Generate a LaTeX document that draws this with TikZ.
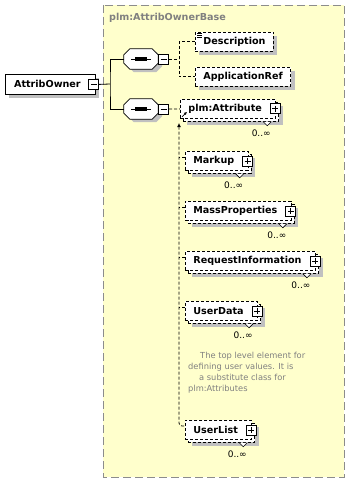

* * *

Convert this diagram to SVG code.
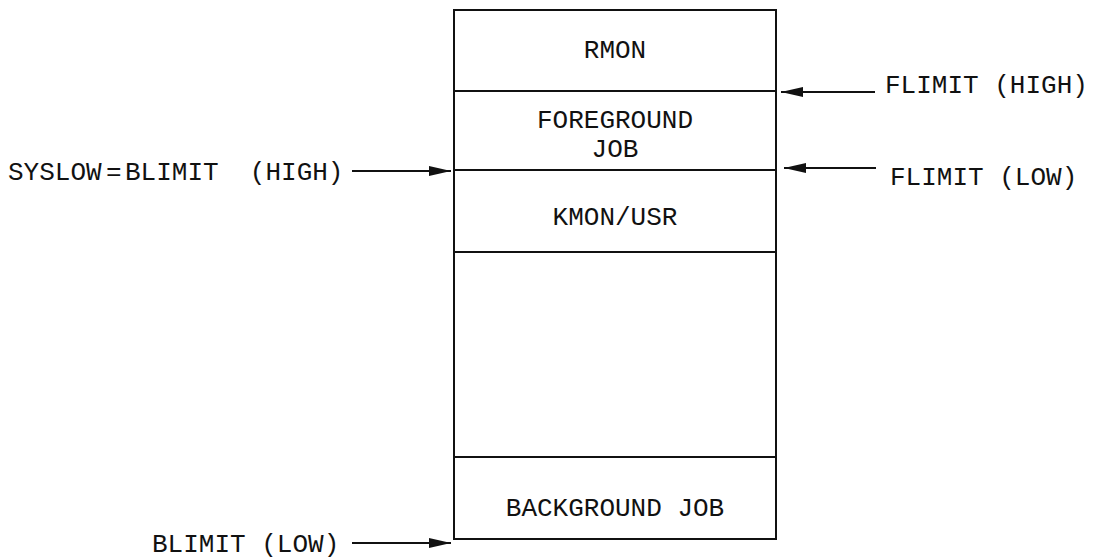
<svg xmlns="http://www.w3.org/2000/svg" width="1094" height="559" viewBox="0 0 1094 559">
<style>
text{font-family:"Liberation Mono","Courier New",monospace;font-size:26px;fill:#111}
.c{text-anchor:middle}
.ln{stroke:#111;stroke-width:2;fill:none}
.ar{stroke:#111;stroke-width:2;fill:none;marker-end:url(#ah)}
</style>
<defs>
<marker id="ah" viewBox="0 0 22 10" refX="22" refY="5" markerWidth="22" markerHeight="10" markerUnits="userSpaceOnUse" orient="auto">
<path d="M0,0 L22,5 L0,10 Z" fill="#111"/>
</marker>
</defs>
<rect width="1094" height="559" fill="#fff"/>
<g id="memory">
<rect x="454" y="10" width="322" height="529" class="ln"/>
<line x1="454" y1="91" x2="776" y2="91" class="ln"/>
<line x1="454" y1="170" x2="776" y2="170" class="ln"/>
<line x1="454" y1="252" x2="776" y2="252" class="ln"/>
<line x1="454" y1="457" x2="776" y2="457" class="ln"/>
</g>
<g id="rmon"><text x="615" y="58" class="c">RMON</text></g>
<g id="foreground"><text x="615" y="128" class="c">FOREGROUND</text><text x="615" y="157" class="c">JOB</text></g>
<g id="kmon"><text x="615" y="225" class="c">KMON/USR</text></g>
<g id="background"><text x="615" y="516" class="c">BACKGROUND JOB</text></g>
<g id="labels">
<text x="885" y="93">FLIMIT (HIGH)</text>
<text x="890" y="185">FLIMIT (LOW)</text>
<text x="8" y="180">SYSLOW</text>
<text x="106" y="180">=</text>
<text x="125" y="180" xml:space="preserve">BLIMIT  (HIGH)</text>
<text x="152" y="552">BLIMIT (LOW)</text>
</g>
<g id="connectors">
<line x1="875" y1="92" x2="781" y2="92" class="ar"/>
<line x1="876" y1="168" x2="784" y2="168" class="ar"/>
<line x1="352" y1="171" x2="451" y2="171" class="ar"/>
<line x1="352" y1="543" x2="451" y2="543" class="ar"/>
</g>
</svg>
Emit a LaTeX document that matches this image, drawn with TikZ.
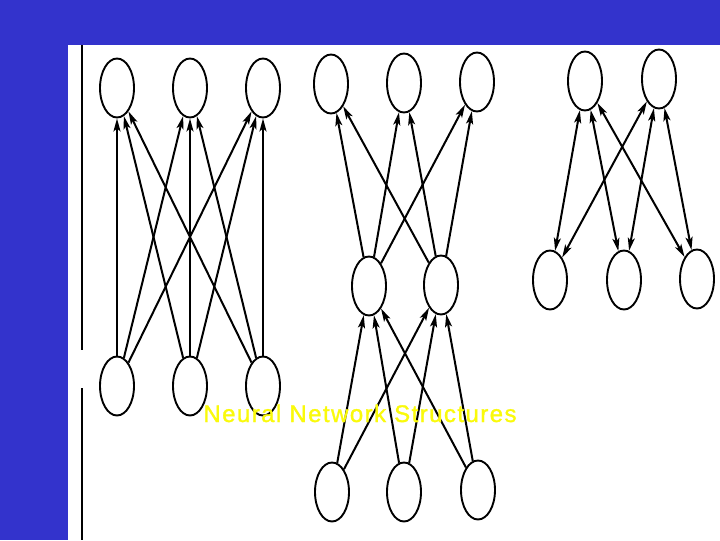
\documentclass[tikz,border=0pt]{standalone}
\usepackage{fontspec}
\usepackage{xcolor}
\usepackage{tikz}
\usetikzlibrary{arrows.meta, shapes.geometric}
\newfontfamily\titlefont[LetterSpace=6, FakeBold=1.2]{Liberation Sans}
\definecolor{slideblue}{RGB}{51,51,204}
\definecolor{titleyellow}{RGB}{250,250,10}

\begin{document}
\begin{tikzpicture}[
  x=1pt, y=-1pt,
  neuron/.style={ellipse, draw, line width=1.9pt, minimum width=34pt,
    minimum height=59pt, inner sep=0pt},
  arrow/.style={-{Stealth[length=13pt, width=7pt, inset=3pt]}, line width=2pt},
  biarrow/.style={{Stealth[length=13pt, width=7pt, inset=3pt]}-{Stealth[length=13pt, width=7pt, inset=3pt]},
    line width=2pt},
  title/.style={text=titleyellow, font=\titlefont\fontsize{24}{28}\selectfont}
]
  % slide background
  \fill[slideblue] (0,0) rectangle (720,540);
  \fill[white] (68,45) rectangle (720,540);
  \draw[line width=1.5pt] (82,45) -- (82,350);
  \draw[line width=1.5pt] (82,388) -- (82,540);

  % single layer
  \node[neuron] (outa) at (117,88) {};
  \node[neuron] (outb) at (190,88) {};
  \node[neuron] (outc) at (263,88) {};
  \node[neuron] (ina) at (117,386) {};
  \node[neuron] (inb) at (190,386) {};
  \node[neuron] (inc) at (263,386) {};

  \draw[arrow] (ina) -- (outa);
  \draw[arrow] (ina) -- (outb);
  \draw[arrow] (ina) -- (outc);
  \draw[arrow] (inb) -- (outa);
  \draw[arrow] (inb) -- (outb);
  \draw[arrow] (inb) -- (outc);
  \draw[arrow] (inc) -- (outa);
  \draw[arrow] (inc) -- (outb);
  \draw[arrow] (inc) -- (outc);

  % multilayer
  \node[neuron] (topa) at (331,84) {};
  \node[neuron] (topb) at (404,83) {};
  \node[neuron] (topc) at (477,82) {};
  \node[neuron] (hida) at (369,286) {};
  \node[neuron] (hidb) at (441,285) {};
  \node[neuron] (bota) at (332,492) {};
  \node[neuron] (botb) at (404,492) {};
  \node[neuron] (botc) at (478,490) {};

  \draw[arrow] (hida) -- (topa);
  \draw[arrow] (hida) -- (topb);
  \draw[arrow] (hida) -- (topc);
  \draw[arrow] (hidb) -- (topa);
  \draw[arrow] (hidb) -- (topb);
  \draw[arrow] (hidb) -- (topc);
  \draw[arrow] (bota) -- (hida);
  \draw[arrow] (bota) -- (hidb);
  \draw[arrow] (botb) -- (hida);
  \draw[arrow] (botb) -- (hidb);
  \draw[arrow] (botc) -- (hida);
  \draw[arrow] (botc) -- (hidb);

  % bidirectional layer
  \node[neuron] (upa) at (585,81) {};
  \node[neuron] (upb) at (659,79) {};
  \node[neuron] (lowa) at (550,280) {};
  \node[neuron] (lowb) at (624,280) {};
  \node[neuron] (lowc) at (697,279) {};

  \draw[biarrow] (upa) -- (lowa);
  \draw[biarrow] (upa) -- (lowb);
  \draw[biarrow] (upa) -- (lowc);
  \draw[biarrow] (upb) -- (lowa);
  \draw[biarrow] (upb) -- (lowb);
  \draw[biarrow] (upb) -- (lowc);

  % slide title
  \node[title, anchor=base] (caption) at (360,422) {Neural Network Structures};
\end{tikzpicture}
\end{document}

▶ **What you need to do**:
Look through the entries above for the word "this". Copy every line where it shows up.

▶ **Finished task**:
Generate a LaTeX document that draws this with TikZ.
Convert this diagram to SVG code.
Emit a LaTeX document that matches this image, drawn with TikZ.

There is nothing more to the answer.